# PROVIDED DATA

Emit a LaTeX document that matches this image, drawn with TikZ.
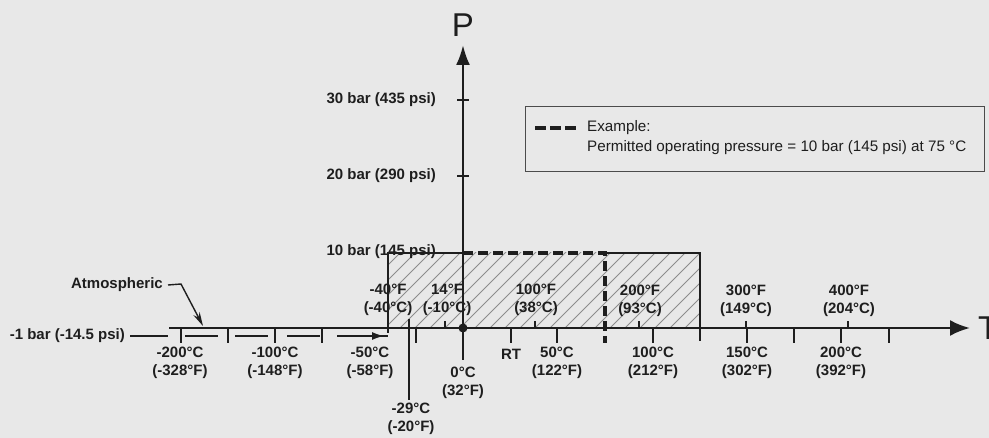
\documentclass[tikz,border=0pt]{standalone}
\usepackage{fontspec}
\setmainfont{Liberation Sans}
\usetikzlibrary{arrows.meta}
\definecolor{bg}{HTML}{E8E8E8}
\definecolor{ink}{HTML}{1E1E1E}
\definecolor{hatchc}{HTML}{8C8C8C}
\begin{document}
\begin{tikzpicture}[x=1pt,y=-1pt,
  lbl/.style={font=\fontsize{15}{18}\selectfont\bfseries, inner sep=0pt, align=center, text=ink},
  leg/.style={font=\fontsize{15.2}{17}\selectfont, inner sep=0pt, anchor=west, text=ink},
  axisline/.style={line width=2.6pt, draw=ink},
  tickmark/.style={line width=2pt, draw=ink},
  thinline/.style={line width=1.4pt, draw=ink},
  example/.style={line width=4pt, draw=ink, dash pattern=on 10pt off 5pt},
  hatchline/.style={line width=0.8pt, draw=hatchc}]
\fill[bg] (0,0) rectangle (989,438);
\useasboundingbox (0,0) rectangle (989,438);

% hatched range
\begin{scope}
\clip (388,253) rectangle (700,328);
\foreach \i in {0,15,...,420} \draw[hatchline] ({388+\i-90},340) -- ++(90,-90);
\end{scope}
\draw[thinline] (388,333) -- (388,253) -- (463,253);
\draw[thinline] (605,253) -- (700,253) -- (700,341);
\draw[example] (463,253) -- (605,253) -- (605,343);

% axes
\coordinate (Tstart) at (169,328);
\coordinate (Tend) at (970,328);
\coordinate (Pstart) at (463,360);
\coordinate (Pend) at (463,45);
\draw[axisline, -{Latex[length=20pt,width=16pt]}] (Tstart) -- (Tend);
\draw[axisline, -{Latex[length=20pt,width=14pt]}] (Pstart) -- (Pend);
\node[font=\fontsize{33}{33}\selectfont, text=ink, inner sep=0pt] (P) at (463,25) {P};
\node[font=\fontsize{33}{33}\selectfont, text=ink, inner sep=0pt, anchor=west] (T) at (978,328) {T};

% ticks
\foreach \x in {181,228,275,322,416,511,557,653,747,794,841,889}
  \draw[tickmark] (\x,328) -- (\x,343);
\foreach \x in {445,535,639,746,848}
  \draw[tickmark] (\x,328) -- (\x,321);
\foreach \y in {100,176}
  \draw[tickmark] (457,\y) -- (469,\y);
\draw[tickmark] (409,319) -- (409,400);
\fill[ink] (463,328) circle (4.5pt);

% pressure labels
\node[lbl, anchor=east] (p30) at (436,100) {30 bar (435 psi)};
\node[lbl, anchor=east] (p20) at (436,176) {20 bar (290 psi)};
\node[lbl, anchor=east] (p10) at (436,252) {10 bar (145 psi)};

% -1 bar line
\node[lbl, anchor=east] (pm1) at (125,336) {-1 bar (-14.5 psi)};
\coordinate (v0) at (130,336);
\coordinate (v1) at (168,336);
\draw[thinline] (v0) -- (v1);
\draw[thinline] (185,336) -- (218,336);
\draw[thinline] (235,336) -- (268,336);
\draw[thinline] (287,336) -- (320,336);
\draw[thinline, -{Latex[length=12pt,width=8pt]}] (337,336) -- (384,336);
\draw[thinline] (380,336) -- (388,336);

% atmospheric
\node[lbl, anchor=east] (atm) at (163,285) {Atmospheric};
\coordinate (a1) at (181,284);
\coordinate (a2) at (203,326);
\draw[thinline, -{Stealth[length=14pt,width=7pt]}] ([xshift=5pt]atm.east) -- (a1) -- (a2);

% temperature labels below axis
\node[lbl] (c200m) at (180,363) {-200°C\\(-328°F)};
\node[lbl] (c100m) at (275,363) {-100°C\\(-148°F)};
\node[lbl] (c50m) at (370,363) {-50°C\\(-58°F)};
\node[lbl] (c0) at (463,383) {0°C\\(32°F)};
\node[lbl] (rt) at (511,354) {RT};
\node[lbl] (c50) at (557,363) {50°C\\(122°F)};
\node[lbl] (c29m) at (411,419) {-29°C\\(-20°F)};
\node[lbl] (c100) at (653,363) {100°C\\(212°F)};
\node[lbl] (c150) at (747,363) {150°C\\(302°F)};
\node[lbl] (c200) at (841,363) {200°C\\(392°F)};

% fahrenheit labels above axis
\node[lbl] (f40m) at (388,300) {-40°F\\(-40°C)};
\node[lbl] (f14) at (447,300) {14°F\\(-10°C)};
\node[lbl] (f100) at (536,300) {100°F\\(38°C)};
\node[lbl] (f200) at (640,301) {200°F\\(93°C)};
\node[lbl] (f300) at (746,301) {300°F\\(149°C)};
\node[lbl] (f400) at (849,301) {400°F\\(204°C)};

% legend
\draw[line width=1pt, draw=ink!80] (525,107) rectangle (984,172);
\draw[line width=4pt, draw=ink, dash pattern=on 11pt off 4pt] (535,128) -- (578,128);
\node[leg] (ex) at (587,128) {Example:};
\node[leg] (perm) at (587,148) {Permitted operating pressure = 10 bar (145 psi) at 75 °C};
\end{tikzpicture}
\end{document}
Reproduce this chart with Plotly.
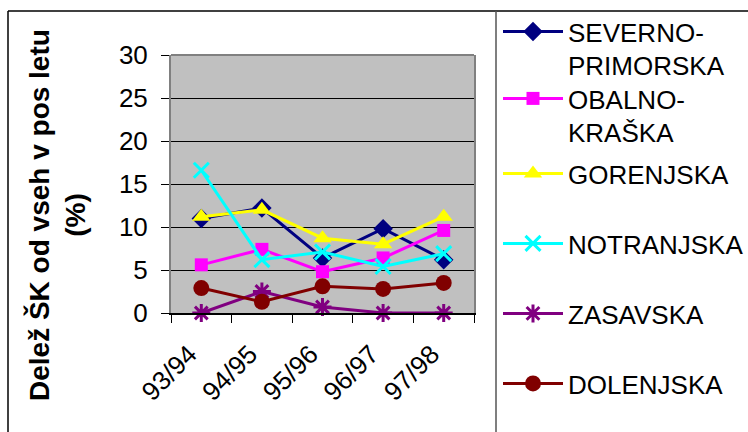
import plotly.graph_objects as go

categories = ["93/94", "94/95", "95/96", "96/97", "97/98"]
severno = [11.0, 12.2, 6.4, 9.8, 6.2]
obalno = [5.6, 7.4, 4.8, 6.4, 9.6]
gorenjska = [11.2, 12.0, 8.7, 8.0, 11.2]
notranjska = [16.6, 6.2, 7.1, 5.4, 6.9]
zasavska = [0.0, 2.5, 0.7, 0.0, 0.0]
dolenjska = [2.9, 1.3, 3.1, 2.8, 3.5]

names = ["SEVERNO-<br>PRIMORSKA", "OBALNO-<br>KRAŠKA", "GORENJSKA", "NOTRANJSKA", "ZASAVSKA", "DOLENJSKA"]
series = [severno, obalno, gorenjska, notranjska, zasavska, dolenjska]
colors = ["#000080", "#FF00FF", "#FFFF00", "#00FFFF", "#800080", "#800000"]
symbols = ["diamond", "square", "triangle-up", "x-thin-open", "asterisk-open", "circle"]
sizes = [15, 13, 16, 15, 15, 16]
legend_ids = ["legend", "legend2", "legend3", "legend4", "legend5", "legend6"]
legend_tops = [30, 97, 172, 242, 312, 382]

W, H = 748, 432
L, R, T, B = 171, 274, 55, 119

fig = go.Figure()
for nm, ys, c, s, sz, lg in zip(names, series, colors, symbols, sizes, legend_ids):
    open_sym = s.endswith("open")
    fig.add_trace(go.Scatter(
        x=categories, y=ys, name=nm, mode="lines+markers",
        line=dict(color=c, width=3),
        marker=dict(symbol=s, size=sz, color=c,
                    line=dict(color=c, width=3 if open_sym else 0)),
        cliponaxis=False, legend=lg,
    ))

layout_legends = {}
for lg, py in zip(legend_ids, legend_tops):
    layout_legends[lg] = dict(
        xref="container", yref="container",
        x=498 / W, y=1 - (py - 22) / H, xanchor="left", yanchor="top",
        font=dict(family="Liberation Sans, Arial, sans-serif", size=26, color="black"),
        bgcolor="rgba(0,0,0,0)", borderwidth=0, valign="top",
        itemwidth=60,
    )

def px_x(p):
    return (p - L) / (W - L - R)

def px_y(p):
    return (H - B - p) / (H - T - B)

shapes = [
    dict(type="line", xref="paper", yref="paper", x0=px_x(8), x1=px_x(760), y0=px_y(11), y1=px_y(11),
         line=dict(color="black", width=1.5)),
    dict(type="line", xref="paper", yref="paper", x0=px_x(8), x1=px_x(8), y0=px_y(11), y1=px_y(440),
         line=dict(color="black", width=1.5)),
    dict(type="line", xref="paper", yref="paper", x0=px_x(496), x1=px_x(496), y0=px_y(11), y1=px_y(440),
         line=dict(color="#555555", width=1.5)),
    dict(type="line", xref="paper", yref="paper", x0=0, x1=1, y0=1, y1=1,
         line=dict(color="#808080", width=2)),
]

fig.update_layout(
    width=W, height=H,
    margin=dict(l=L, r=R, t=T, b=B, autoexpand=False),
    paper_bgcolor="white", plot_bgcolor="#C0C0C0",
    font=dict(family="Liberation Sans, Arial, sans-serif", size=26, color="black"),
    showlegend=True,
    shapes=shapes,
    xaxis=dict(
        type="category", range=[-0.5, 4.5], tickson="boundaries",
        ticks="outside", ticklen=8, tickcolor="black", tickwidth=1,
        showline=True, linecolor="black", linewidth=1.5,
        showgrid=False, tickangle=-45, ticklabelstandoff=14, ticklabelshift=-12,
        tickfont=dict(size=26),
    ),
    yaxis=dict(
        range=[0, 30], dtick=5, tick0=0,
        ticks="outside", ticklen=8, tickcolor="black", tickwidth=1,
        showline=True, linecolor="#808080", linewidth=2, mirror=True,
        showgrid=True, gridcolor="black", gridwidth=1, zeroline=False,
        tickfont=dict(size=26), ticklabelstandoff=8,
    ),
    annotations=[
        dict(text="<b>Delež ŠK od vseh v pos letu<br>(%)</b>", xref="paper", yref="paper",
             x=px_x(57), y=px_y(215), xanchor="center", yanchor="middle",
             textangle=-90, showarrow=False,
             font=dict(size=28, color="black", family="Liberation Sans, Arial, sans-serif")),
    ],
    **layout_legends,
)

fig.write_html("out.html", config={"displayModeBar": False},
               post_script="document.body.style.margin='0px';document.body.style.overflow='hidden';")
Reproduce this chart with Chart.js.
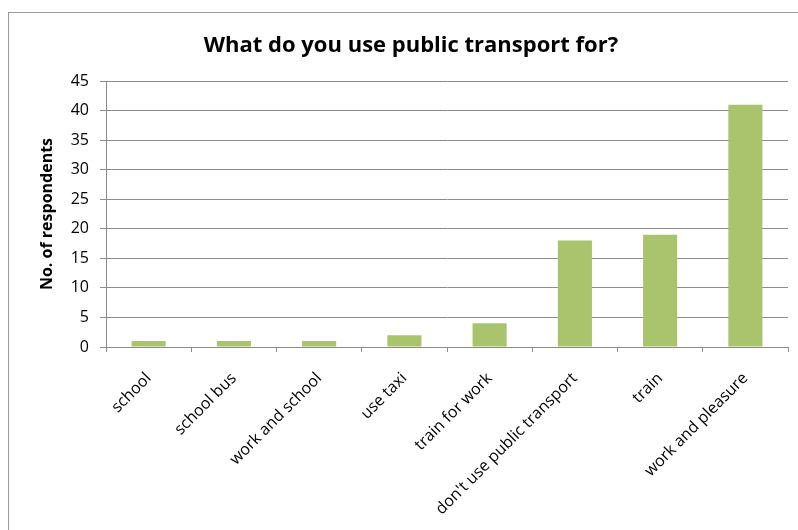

# WHAT TO DO
Within the entries above, give again exactly the lines starting at the one that contains "Reproduce this chart with Plotly." and ending at the one that contains "dolenjska = [2.9, 1.3, 3.1, 2.8, 3.5]", leaving out the pictures.

# TASK OUTPUT
Reproduce this chart with Plotly.
import plotly.graph_objects as go

categories = ["93/94", "94/95", "95/96", "96/97", "97/98"]
severno = [11.0, 12.2, 6.4, 9.8, 6.2]
obalno = [5.6, 7.4, 4.8, 6.4, 9.6]
gorenjska = [11.2, 12.0, 8.7, 8.0, 11.2]
notranjska = [16.6, 6.2, 7.1, 5.4, 6.9]
zasavska = [0.0, 2.5, 0.7, 0.0, 0.0]
dolenjska = [2.9, 1.3, 3.1, 2.8, 3.5]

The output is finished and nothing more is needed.